### [INSTRUCTION]
Leave out the images; return the rest of the data exactly.

==== SOURCE MATERIAL ====

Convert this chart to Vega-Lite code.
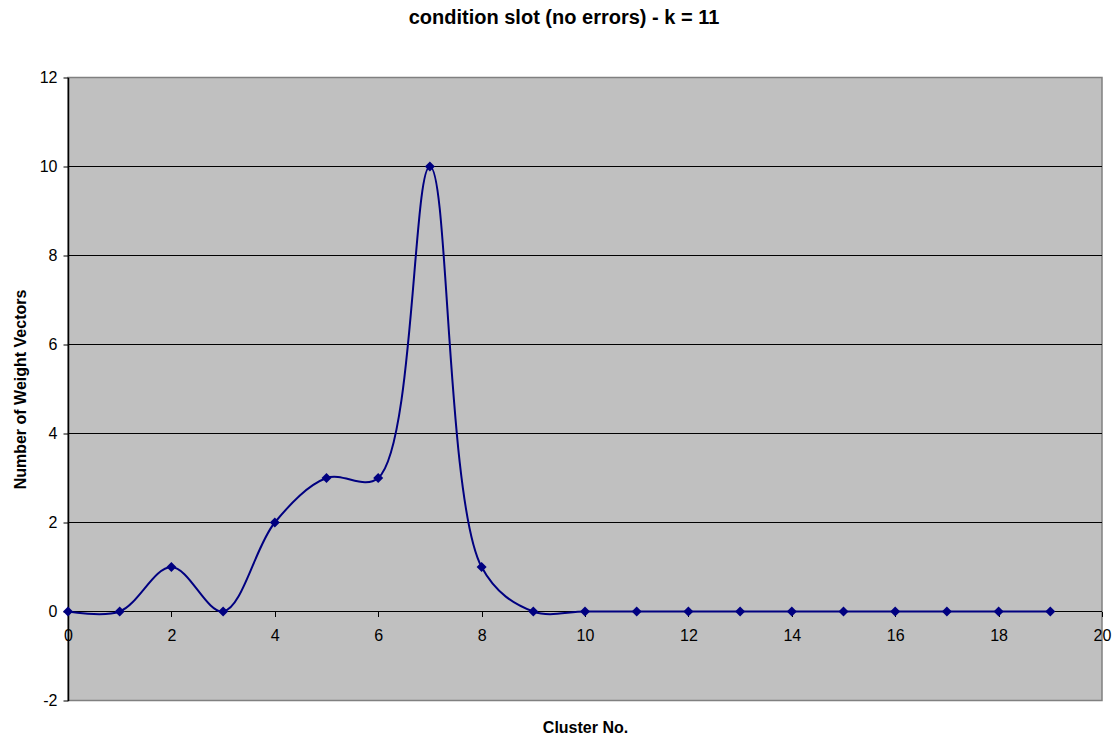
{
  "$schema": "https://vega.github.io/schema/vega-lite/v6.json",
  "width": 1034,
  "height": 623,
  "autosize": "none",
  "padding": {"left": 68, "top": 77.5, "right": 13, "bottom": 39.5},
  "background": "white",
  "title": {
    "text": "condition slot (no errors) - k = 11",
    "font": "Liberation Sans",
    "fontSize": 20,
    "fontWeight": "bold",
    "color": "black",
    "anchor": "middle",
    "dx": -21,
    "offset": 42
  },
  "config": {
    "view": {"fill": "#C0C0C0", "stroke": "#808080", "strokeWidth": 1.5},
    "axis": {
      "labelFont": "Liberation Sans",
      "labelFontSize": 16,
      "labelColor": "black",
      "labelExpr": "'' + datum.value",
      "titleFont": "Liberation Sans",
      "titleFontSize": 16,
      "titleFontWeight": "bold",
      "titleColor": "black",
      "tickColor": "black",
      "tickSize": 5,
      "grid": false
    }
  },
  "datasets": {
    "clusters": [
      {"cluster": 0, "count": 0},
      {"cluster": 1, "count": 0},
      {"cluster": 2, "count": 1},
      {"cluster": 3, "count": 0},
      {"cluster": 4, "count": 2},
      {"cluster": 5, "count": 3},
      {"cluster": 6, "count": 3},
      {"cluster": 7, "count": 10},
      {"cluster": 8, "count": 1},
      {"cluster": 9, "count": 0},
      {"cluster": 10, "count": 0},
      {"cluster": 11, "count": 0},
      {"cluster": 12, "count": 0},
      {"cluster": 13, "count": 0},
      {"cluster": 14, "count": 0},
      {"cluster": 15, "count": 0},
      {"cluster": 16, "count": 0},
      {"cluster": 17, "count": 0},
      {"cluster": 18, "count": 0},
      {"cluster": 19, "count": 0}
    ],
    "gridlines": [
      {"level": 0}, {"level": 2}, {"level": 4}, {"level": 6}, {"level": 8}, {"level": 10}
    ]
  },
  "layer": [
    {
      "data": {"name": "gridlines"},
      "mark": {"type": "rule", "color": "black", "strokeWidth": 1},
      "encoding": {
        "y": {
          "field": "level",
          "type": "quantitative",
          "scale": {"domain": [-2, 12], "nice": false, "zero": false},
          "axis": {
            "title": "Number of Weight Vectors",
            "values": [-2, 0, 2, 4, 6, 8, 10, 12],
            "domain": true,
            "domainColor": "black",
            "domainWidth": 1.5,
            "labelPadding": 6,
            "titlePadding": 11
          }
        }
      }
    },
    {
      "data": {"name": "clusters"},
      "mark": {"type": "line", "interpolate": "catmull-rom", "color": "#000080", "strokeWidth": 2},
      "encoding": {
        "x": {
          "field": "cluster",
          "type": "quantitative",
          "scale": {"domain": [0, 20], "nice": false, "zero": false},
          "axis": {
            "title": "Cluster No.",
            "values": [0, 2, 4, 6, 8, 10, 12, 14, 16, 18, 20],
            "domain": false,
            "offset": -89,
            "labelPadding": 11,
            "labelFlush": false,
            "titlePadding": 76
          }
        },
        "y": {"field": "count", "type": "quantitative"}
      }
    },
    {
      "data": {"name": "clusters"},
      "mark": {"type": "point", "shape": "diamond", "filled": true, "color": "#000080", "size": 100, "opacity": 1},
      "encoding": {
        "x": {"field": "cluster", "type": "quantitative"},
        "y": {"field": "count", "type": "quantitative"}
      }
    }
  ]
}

====

### [OUTPUT FOR THIS TASK]
Convert this chart to Vega-Lite code.
{
  "$schema": "https://vega.github.io/schema/vega-lite/v6.json",
  "width": 1034,
  "height": 623,
  "autosize": "none",
  "padding": {"left": 68, "top": 77.5, "right": 13, "bottom": 39.5},
  "background": "white",
  "title": {
    "text": "condition slot (no errors) - k = 11",
    "font": "Liberation Sans",
    "fontSize": 20,
    "fontWeight": "bold",
    "color": "black",
    "anchor": "middle",
    "dx": -21,
    "offset": 42
  },
  "config": {
    "view": {"fill": "#C0C0C0", "stroke": "#808080", "strokeWidth": 1.5},
    "axis": {
      "labelFont": "Liberation Sans",
      "labelFontSize": 16,
      "labelColor": "black",
      "labelExpr": "'' + datum.value",
      "titleFont": "Liberation Sans",
      "titleFontSize": 16,
      "titleFontWeight": "bold",
      "titleColor": "black",
      "tickColor": "black",
      "tickSize": 5,
      "grid": false
    }
  },
  "datasets": {
    "clusters": [
      {"cluster": 0, "count": 0},
      {"cluster": 1, "count": 0},
      {"cluster": 2, "count": 1},
      {"cluster": 3, "count": 0},
      {"cluster": 4, "count": 2},
      {"cluster": 5, "count": 3},
      {"cluster": 6, "count": 3},
      {"cluster": 7, "count": 10},
      {"cluster": 8, "count": 1},
      {"cluster": 9, "count": 0},
      {"cluster": 10, "count": 0},
      {"cluster": 11, "count": 0},
      {"cluster": 12, "count": 0},
      {"cluster": 13, "count": 0},
      {"cluster": 14, "count": 0},
      {"cluster": 15, "count": 0},
      {"cluster": 16, "count": 0},
      {"cluster": 17, "count": 0},
      {"cluster": 18, "count": 0},
      {"cluster": 19, "count": 0}
    ],
    "gridlines": [
      {"level": 0}, {"level": 2}, {"level": 4}, {"level": 6}, {"level": 8}, {"level": 10}
    ]
  },
  "layer": [
    {
      "data": {"name": "gridlines"},
      "mark": {"type": "rule", "color": "black", "strokeWidth": 1},
      "encoding": {
        "y": {
          "field": "level",
          "type": "quantitative",
          "scale": {"domain": [-2, 12], "nice": false, "zero": false},
          "axis": {
            "title": "Number of Weight Vectors",
            "values": [-2, 0, 2, 4, 6, 8, 10, 12],
            "domain": true,
            "domainColor": "black",
            "domainWidth": 1.5,
            "labelPadding": 6,
            "titlePadding": 11
          }
        }
      }
    },
    {
      "data": {"name": "clusters"},
      "mark": {"type": "line", "interpolate": "catmull-rom", "color": "#000080", "strokeWidth": 2},
      "encoding": {
        "x": {
          "field": "cluster",
          "type": "quantitative",
          "scale": {"domain": [0, 20], "nice": false, "zero": false},
          "axis": {
            "title": "Cluster No.",
            "values": [0, 2, 4, 6, 8, 10, 12, 14, 16, 18, 20],
            "domain": false,
            "offset": -89,
            "labelPadding": 11,
            "labelFlush": false,
            "titlePadding": 76
          }
        },
        "y": {"field": "count", "type": "quantitative"}
      }
    },
    {
      "data": {"name": "clusters"},
      "mark": {"type": "point", "shape": "diamond", "filled": true, "color": "#000080", "size": 100, "opacity": 1},
      "encoding": {
        "x": {"field": "cluster", "type": "quantitative"},
        "y": {"field": "count", "type": "quantitative"}
      }
    }
  ]
}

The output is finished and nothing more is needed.